STATED TASK — Please retype the data in full and exactly; the pictures are not part of the copy.

DATASET ENTRIES —
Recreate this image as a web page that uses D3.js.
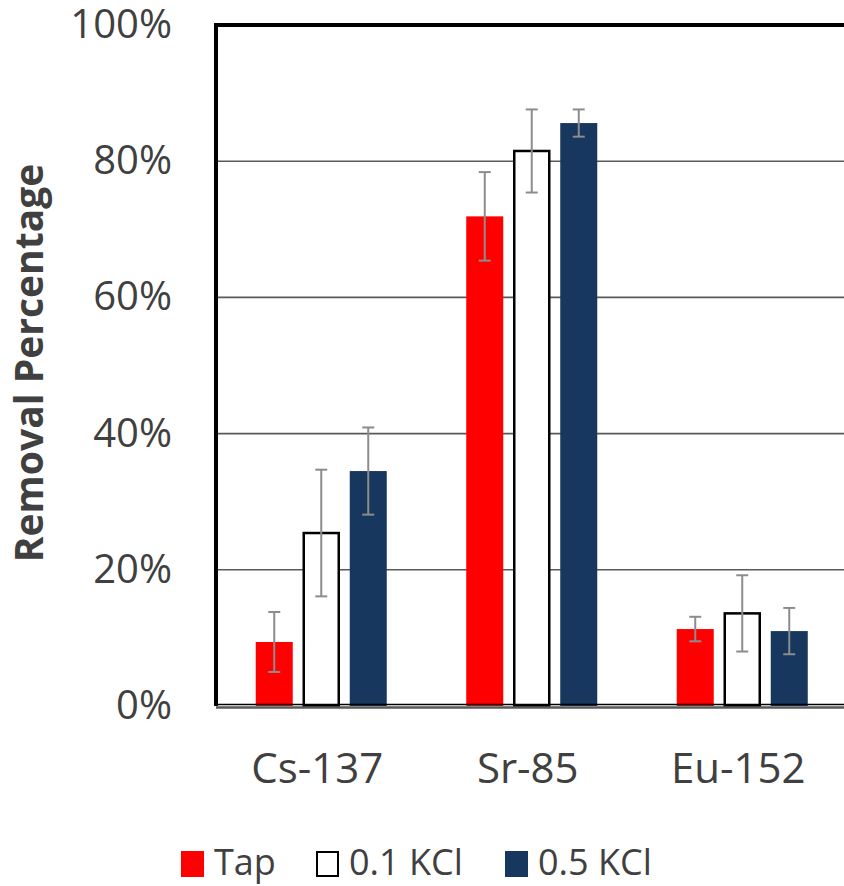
<!DOCTYPE html>
<html><head><meta charset="utf-8">
<script src="https://cdn.jsdelivr.net/npm/d3@7"></script>
<style>body{margin:0;background:#fff}svg{display:block}</style>
</head><body>
<script>
const categories = ["Cs-137", "Sr-85", "Eu-152"];
const seriesNames = ["Tap", "0.1 KCl", "0.5 KCl"];
const tapValues = [9.4, 71.9, 11.3];
const kcl01Values = [25.4, 81.5, 13.6];
const kcl05Values = [34.5, 85.6, 11.0];
const tapErrors = [4.4, 6.5, 1.8];
const kcl01Errors = [9.3, 6.1, 5.6];
const kcl05Errors = [6.4, 2.0, 3.4];
const yTicks = [0, 20, 40, 60, 80, 100];
const yTitle = "Removal Percentage";

const colors = ["#ff0000", "#ffffff", "#17375e"];
const strokes = ["none", "#000000", "none"];
const values = [tapValues, kcl01Values, kcl05Values];
const errors = [tapErrors, kcl01Errors, kcl05Errors];

const W = 844, H = 886;
const pLeft = 216, pTop = 25, pBottom = 706, pRight = 216 + 3 * 210.5;
const font = "'Open Sans', sans-serif";
const textCol = "#404040";

const svg = d3.select("body").append("svg").attr("width", W).attr("height", H);

const x = d3.scaleBand().domain(categories).range([pLeft, pRight]).paddingInner(0).paddingOuter(0);
const y = d3.scaleLinear().domain([0, 100]).range([pBottom, pTop]);
const barW = 37, barStep = 47;

// gridlines
svg.append("g").selectAll("line").data(yTicks.filter(d => d > 0 && d < 100)).join("line")
  .attr("x1", pLeft).attr("x2", W).attr("y1", d => y(d)).attr("y2", d => y(d))
  .attr("stroke", "#595959").attr("stroke-width", 1.6);

// y tick labels
svg.append("g").selectAll("text").data(yTicks).join("text")
  .attr("x", 172).attr("y", d => y(d) + 13)
  .attr("text-anchor", "end").attr("font-family", font).attr("font-size", 40)
  .attr("fill", textCol).text(d => d + "%");

// bars
const groups = svg.append("g");
seriesNames.forEach((s, si) => {
  const g = groups.append("g");
  const sw = strokes[si] !== "none" ? 1 : 0;
  g.selectAll("rect").data(categories).join("rect")
    .attr("x", c => x(c) + x.bandwidth() / 2 + (si - 1) * barStep - barW / 2 + sw)
    .attr("width", barW - 2 * sw)
    .attr("y", (c, i) => y(values[si][i]))
    .attr("height", (c, i) => y(0) - y(values[si][i]))
    .attr("fill", colors[si]).attr("stroke", strokes[si]).attr("stroke-width", 2.5);
});

// baseline
svg.append("line").attr("x1", pLeft).attr("x2", W).attr("y1", y(0) - 1.5).attr("y2", y(0) - 1.5)
  .attr("stroke", "#000").attr("stroke-width", 1.5);
svg.append("line").attr("x1", pLeft).attr("x2", W).attr("y1", y(0) + 1.5).attr("y2", y(0) + 1.5)
  .attr("stroke", "#595959").attr("stroke-width", 2.5);

// error bars
seriesNames.forEach((s, si) => {
  const g = svg.append("g").attr("stroke", "#8c8c8c").attr("stroke-width", 2);
  categories.forEach((c, i) => {
    const cx = x(c) + x.bandwidth() / 2 + (si - 1) * barStep;
    const hi = y(values[si][i] + errors[si][i]);
    const lo = y(values[si][i] - errors[si][i]);
    g.append("line").attr("x1", cx).attr("x2", cx).attr("y1", hi).attr("y2", lo);
    g.append("line").attr("x1", cx - 6).attr("x2", cx + 6).attr("y1", hi).attr("y2", hi);
    g.append("line").attr("x1", cx - 6).attr("x2", cx + 6).attr("y1", lo).attr("y2", lo);
  });
});

// frame top and left
svg.append("line").attr("x1", pLeft).attr("x2", W).attr("y1", pTop).attr("y2", pTop)
  .attr("stroke", "#000").attr("stroke-width", 4);
svg.append("line").attr("x1", pLeft).attr("x2", pLeft).attr("y1", pTop - 2).attr("y2", pBottom)
  .attr("stroke", "#000").attr("stroke-width", 4);

// category labels
svg.append("g").selectAll("text").data(categories).join("text")
  .attr("x", c => x(c) + x.bandwidth() / 2 - 4).attr("y", 783)
  .attr("text-anchor", "middle").attr("font-family", font).attr("font-size", 42)
  .attr("fill", textCol).text(c => c);

// y title
svg.append("text").attr("transform", "translate(43,363) rotate(-90)")
  .attr("text-anchor", "middle").attr("font-family", font).attr("font-size", 39)
  .attr("font-weight", "bold").attr("fill", textCol).text(yTitle);

// legend
const legX = [181, 316, 505];
const leg = svg.append("g");
seriesNames.forEach((s, si) => {
  const sw = strokes[si] !== "none" ? 1 : 0;
  leg.append("rect").attr("x", legX[si] + sw).attr("y", 851 + sw)
    .attr("width", 23 - 2 * sw).attr("height", 26 - 2 * sw)
    .attr("fill", colors[si]).attr("stroke", strokes[si]).attr("stroke-width", 2);
  leg.append("text").attr("x", legX[si] + 33).attr("y", 875)
    .attr("font-family", font).attr("font-size", 36).attr("fill", textCol).text(s);
});
</script>
</body></html>
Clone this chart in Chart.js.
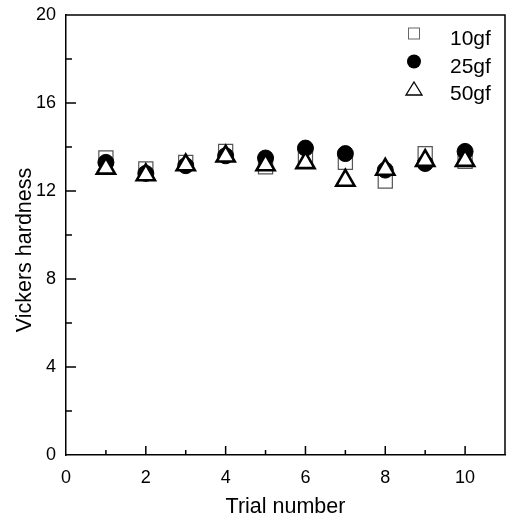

THE SOLUTION —
Recreate this image as a web page that uses D3.js.
<!DOCTYPE html>
<html><head><meta charset="utf-8">
<script src="https://cdn.jsdelivr.net/npm/d3@7"></script>
<style>body{margin:0;background:#fff}svg{display:block}</style>
</head><body>
<script>
const categories = ["Cs-137", "Sr-85", "Eu-152"];
const seriesNames = ["Tap", "0.1 KCl", "0.5 KCl"];
const tapValues = [9.4, 71.9, 11.3];
const kcl01Values = [25.4, 81.5, 13.6];
const kcl05Values = [34.5, 85.6, 11.0];
const tapErrors = [4.4, 6.5, 1.8];
const kcl01Errors = [9.3, 6.1, 5.6];
const kcl05Errors = [6.4, 2.0, 3.4];
const yTicks = [0, 20, 40, 60, 80, 100];
const yTitle = "Removal Percentage";

const colors = ["#ff0000", "#ffffff", "#17375e"];
const strokes = ["none", "#000000", "none"];
const values = [tapValues, kcl01Values, kcl05Values];
const errors = [tapErrors, kcl01Errors, kcl05Errors];

const W = 844, H = 886;
const pLeft = 216, pTop = 25, pBottom = 706, pRight = 216 + 3 * 210.5;
const font = "'Open Sans', sans-serif";
const textCol = "#404040";

const svg = d3.select("body").append("svg").attr("width", W).attr("height", H);

const x = d3.scaleBand().domain(categories).range([pLeft, pRight]).paddingInner(0).paddingOuter(0);
const y = d3.scaleLinear().domain([0, 100]).range([pBottom, pTop]);
const barW = 37, barStep = 47;

// gridlines
svg.append("g").selectAll("line").data(yTicks.filter(d => d > 0 && d < 100)).join("line")
  .attr("x1", pLeft).attr("x2", W).attr("y1", d => y(d)).attr("y2", d => y(d))
  .attr("stroke", "#595959").attr("stroke-width", 1.6);

// y tick labels
svg.append("g").selectAll("text").data(yTicks).join("text")
  .attr("x", 172).attr("y", d => y(d) + 13)
  .attr("text-anchor", "end").attr("font-family", font).attr("font-size", 40)
  .attr("fill", textCol).text(d => d + "%");

// bars
const groups = svg.append("g");
seriesNames.forEach((s, si) => {
  const g = groups.append("g");
  const sw = strokes[si] !== "none" ? 1 : 0;
  g.selectAll("rect").data(categories).join("rect")
    .attr("x", c => x(c) + x.bandwidth() / 2 + (si - 1) * barStep - barW / 2 + sw)
    .attr("width", barW - 2 * sw)
    .attr("y", (c, i) => y(values[si][i]))
    .attr("height", (c, i) => y(0) - y(values[si][i]))
    .attr("fill", colors[si]).attr("stroke", strokes[si]).attr("stroke-width", 2.5);
});

// baseline
svg.append("line").attr("x1", pLeft).attr("x2", W).attr("y1", y(0) - 1.5).attr("y2", y(0) - 1.5)
  .attr("stroke", "#000").attr("stroke-width", 1.5);
svg.append("line").attr("x1", pLeft).attr("x2", W).attr("y1", y(0) + 1.5).attr("y2", y(0) + 1.5)
  .attr("stroke", "#595959").attr("stroke-width", 2.5);

// error bars
seriesNames.forEach((s, si) => {
  const g = svg.append("g").attr("stroke", "#8c8c8c").attr("stroke-width", 2);
  categories.forEach((c, i) => {
    const cx = x(c) + x.bandwidth() / 2 + (si - 1) * barStep;
    const hi = y(values[si][i] + errors[si][i]);
    const lo = y(values[si][i] - errors[si][i]);
    g.append("line").attr("x1", cx).attr("x2", cx).attr("y1", hi).attr("y2", lo);
    g.append("line").attr("x1", cx - 6).attr("x2", cx + 6).attr("y1", hi).attr("y2", hi);
    g.append("line").attr("x1", cx - 6).attr("x2", cx + 6).attr("y1", lo).attr("y2", lo);
  });
});

// frame top and left
svg.append("line").attr("x1", pLeft).attr("x2", W).attr("y1", pTop).attr("y2", pTop)
  .attr("stroke", "#000").attr("stroke-width", 4);
svg.append("line").attr("x1", pLeft).attr("x2", pLeft).attr("y1", pTop - 2).attr("y2", pBottom)
  .attr("stroke", "#000").attr("stroke-width", 4);

// category labels
svg.append("g").selectAll("text").data(categories).join("text")
  .attr("x", c => x(c) + x.bandwidth() / 2 - 4).attr("y", 783)
  .attr("text-anchor", "middle").attr("font-family", font).attr("font-size", 42)
  .attr("fill", textCol).text(c => c);

// y title
svg.append("text").attr("transform", "translate(43,363) rotate(-90)")
  .attr("text-anchor", "middle").attr("font-family", font).attr("font-size", 39)
  .attr("font-weight", "bold").attr("fill", textCol).text(yTitle);

// legend
const legX = [181, 316, 505];
const leg = svg.append("g");
seriesNames.forEach((s, si) => {
  const sw = strokes[si] !== "none" ? 1 : 0;
  leg.append("rect").attr("x", legX[si] + sw).attr("y", 851 + sw)
    .attr("width", 23 - 2 * sw).attr("height", 26 - 2 * sw)
    .attr("fill", colors[si]).attr("stroke", strokes[si]).attr("stroke-width", 2);
  leg.append("text").attr("x", legX[si] + 33).attr("y", 875)
    .attr("font-family", font).attr("font-size", 36).attr("fill", textCol).text(s);
});
</script>
</body></html>
Clone this chart in Chart.js.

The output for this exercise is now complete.